- **Task directions**
How does the data below read from its first line through the line containing "const series = [laborable, finDeSemana];"? Print those lines exactly.

- **Information shown**
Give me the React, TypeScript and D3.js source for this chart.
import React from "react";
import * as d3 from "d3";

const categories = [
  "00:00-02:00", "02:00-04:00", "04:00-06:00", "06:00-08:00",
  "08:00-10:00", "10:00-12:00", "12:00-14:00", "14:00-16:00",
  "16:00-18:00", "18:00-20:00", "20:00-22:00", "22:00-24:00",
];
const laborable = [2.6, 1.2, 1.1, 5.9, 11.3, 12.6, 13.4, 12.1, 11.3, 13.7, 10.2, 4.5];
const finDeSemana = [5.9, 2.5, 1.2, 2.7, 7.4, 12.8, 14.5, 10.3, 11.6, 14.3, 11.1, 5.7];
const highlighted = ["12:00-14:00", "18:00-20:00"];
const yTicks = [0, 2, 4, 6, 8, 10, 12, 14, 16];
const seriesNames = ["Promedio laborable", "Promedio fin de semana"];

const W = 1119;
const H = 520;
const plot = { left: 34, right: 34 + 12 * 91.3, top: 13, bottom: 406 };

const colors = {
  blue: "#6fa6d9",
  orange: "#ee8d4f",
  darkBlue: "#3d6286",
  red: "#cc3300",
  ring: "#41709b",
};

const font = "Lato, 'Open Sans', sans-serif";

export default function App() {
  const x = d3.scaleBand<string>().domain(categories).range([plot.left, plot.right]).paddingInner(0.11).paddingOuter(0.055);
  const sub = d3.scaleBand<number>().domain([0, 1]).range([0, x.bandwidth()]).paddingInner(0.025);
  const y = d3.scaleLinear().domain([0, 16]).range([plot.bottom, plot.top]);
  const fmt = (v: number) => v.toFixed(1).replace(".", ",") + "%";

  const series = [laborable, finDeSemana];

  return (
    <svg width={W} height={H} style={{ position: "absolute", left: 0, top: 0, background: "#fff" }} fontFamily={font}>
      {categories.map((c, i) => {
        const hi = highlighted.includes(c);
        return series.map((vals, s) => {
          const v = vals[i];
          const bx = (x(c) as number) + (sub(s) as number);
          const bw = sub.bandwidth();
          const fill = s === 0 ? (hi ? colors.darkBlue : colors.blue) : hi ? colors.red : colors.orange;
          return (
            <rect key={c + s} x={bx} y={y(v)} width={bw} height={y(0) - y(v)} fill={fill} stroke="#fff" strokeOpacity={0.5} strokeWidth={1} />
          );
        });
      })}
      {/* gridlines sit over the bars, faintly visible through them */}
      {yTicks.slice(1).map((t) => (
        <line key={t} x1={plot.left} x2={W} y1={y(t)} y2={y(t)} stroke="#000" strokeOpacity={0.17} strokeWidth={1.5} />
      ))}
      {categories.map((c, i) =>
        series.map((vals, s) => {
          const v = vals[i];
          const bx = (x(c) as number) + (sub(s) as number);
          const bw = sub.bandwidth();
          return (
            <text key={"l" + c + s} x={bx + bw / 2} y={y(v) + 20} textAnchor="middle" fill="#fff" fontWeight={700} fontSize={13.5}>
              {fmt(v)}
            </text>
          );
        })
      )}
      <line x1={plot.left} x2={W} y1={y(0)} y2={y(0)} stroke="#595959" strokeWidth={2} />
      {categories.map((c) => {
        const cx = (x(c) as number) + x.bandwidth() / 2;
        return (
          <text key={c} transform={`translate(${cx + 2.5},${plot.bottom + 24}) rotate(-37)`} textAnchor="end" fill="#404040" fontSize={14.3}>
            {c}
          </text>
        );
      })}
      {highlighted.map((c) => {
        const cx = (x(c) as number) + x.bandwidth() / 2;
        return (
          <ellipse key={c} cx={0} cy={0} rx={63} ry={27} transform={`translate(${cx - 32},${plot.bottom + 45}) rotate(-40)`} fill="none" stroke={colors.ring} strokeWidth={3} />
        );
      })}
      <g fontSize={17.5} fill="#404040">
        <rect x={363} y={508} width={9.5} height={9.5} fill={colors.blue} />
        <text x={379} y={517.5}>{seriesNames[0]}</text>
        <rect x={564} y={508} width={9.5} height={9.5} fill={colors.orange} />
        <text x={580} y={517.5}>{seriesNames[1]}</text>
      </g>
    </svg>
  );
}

- **Result below**
Give me the React, TypeScript and D3.js source for this chart.
import React from "react";
import * as d3 from "d3";

const categories = [
  "00:00-02:00", "02:00-04:00", "04:00-06:00", "06:00-08:00",
  "08:00-10:00", "10:00-12:00", "12:00-14:00", "14:00-16:00",
  "16:00-18:00", "18:00-20:00", "20:00-22:00", "22:00-24:00",
];
const laborable = [2.6, 1.2, 1.1, 5.9, 11.3, 12.6, 13.4, 12.1, 11.3, 13.7, 10.2, 4.5];
const finDeSemana = [5.9, 2.5, 1.2, 2.7, 7.4, 12.8, 14.5, 10.3, 11.6, 14.3, 11.1, 5.7];
const highlighted = ["12:00-14:00", "18:00-20:00"];
const yTicks = [0, 2, 4, 6, 8, 10, 12, 14, 16];
const seriesNames = ["Promedio laborable", "Promedio fin de semana"];

const W = 1119;
const H = 520;
const plot = { left: 34, right: 34 + 12 * 91.3, top: 13, bottom: 406 };

const colors = {
  blue: "#6fa6d9",
  orange: "#ee8d4f",
  darkBlue: "#3d6286",
  red: "#cc3300",
  ring: "#41709b",
};

const font = "Lato, 'Open Sans', sans-serif";

export default function App() {
  const x = d3.scaleBand<string>().domain(categories).range([plot.left, plot.right]).paddingInner(0.11).paddingOuter(0.055);
  const sub = d3.scaleBand<number>().domain([0, 1]).range([0, x.bandwidth()]).paddingInner(0.025);
  const y = d3.scaleLinear().domain([0, 16]).range([plot.bottom, plot.top]);
  const fmt = (v: number) => v.toFixed(1).replace(".", ",") + "%";

  const series = [laborable, finDeSemana];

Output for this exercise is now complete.